- [Your goal]
Repeat the whole listing exactly.

- [Provided material]
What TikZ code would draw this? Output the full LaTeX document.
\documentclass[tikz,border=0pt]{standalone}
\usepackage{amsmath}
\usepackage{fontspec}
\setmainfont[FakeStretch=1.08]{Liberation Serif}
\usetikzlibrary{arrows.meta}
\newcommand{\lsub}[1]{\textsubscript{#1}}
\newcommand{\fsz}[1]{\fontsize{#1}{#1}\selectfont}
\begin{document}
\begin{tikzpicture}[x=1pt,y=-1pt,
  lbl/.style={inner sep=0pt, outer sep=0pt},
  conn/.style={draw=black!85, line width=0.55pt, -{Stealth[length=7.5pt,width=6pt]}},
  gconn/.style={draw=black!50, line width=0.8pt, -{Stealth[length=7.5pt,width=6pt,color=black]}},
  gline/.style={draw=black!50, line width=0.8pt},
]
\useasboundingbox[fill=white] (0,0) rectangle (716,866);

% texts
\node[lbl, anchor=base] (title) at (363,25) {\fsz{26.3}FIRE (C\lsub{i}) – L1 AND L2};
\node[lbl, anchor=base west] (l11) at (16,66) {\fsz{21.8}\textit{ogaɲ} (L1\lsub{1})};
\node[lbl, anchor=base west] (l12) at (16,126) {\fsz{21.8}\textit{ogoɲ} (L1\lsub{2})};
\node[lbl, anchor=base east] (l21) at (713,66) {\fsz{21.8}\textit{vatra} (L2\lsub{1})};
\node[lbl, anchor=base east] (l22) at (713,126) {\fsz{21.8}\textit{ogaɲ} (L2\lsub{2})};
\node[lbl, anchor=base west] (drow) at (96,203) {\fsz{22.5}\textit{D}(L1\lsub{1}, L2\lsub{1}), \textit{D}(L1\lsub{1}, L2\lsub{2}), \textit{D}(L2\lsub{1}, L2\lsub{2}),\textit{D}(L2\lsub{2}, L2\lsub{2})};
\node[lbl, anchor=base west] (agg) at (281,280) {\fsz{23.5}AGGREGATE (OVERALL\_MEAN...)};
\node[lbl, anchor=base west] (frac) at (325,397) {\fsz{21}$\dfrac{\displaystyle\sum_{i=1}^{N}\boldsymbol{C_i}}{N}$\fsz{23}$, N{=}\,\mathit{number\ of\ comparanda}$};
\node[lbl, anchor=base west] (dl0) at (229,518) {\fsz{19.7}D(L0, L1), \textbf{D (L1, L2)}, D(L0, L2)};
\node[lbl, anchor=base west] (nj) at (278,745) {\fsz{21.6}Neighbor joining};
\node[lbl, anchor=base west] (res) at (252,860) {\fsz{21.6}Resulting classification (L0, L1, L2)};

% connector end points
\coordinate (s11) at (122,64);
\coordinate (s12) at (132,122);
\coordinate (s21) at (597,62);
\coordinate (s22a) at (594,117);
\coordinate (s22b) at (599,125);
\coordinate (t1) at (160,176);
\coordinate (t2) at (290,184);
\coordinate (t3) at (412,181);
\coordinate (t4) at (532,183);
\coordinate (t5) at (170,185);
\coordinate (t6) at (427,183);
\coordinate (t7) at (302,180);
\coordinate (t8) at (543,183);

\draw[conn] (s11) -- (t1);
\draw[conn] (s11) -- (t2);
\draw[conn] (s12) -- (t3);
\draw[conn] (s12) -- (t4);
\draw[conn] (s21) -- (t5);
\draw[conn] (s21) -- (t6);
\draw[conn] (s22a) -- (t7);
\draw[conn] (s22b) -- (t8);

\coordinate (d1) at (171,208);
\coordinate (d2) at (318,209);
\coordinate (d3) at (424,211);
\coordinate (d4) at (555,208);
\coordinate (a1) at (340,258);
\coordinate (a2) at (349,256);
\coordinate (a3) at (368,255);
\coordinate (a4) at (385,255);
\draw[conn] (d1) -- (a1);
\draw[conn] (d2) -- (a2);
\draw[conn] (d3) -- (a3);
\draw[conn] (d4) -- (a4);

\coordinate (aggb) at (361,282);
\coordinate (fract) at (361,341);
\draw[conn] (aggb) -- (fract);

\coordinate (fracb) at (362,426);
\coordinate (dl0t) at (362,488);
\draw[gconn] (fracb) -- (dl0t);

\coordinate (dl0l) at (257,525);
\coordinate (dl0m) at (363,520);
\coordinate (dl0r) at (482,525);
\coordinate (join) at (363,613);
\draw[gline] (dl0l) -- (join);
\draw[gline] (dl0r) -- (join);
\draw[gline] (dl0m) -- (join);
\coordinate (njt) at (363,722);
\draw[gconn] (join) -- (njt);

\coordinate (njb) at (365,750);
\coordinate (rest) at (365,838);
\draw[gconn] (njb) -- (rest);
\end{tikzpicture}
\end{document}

- [Output for this exercise]
What TikZ code would draw this? Output the full LaTeX document.
\documentclass[tikz,border=0pt]{standalone}
\usepackage{amsmath}
\usepackage{fontspec}
\setmainfont[FakeStretch=1.08]{Liberation Serif}
\usetikzlibrary{arrows.meta}
\newcommand{\lsub}[1]{\textsubscript{#1}}
\newcommand{\fsz}[1]{\fontsize{#1}{#1}\selectfont}
\begin{document}
\begin{tikzpicture}[x=1pt,y=-1pt,
  lbl/.style={inner sep=0pt, outer sep=0pt},
  conn/.style={draw=black!85, line width=0.55pt, -{Stealth[length=7.5pt,width=6pt]}},
  gconn/.style={draw=black!50, line width=0.8pt, -{Stealth[length=7.5pt,width=6pt,color=black]}},
  gline/.style={draw=black!50, line width=0.8pt},
]
\useasboundingbox[fill=white] (0,0) rectangle (716,866);

% texts
\node[lbl, anchor=base] (title) at (363,25) {\fsz{26.3}FIRE (C\lsub{i}) – L1 AND L2};
\node[lbl, anchor=base west] (l11) at (16,66) {\fsz{21.8}\textit{ogaɲ} (L1\lsub{1})};
\node[lbl, anchor=base west] (l12) at (16,126) {\fsz{21.8}\textit{ogoɲ} (L1\lsub{2})};
\node[lbl, anchor=base east] (l21) at (713,66) {\fsz{21.8}\textit{vatra} (L2\lsub{1})};
\node[lbl, anchor=base east] (l22) at (713,126) {\fsz{21.8}\textit{ogaɲ} (L2\lsub{2})};
\node[lbl, anchor=base west] (drow) at (96,203) {\fsz{22.5}\textit{D}(L1\lsub{1}, L2\lsub{1}), \textit{D}(L1\lsub{1}, L2\lsub{2}), \textit{D}(L2\lsub{1}, L2\lsub{2}),\textit{D}(L2\lsub{2}, L2\lsub{2})};
\node[lbl, anchor=base west] (agg) at (281,280) {\fsz{23.5}AGGREGATE (OVERALL\_MEAN...)};
\node[lbl, anchor=base west] (frac) at (325,397) {\fsz{21}$\dfrac{\displaystyle\sum_{i=1}^{N}\boldsymbol{C_i}}{N}$\fsz{23}$, N{=}\,\mathit{number\ of\ comparanda}$};
\node[lbl, anchor=base west] (dl0) at (229,518) {\fsz{19.7}D(L0, L1), \textbf{D (L1, L2)}, D(L0, L2)};
\node[lbl, anchor=base west] (nj) at (278,745) {\fsz{21.6}Neighbor joining};
\node[lbl, anchor=base west] (res) at (252,860) {\fsz{21.6}Resulting classification (L0, L1, L2)};

% connector end points
\coordinate (s11) at (122,64);
\coordinate (s12) at (132,122);
\coordinate (s21) at (597,62);
\coordinate (s22a) at (594,117);
\coordinate (s22b) at (599,125);
\coordinate (t1) at (160,176);
\coordinate (t2) at (290,184);
\coordinate (t3) at (412,181);
\coordinate (t4) at (532,183);
\coordinate (t5) at (170,185);
\coordinate (t6) at (427,183);
\coordinate (t7) at (302,180);
\coordinate (t8) at (543,183);

\draw[conn] (s11) -- (t1);
\draw[conn] (s11) -- (t2);
\draw[conn] (s12) -- (t3);
\draw[conn] (s12) -- (t4);
\draw[conn] (s21) -- (t5);
\draw[conn] (s21) -- (t6);
\draw[conn] (s22a) -- (t7);
\draw[conn] (s22b) -- (t8);

\coordinate (d1) at (171,208);
\coordinate (d2) at (318,209);
\coordinate (d3) at (424,211);
\coordinate (d4) at (555,208);
\coordinate (a1) at (340,258);
\coordinate (a2) at (349,256);
\coordinate (a3) at (368,255);
\coordinate (a4) at (385,255);
\draw[conn] (d1) -- (a1);
\draw[conn] (d2) -- (a2);
\draw[conn] (d3) -- (a3);
\draw[conn] (d4) -- (a4);

\coordinate (aggb) at (361,282);
\coordinate (fract) at (361,341);
\draw[conn] (aggb) -- (fract);

\coordinate (fracb) at (362,426);
\coordinate (dl0t) at (362,488);
\draw[gconn] (fracb) -- (dl0t);

\coordinate (dl0l) at (257,525);
\coordinate (dl0m) at (363,520);
\coordinate (dl0r) at (482,525);
\coordinate (join) at (363,613);
\draw[gline] (dl0l) -- (join);
\draw[gline] (dl0r) -- (join);
\draw[gline] (dl0m) -- (join);
\coordinate (njt) at (363,722);
\draw[gconn] (join) -- (njt);

\coordinate (njb) at (365,750);
\coordinate (rest) at (365,838);
\draw[gconn] (njb) -- (rest);
\end{tikzpicture}
\end{document}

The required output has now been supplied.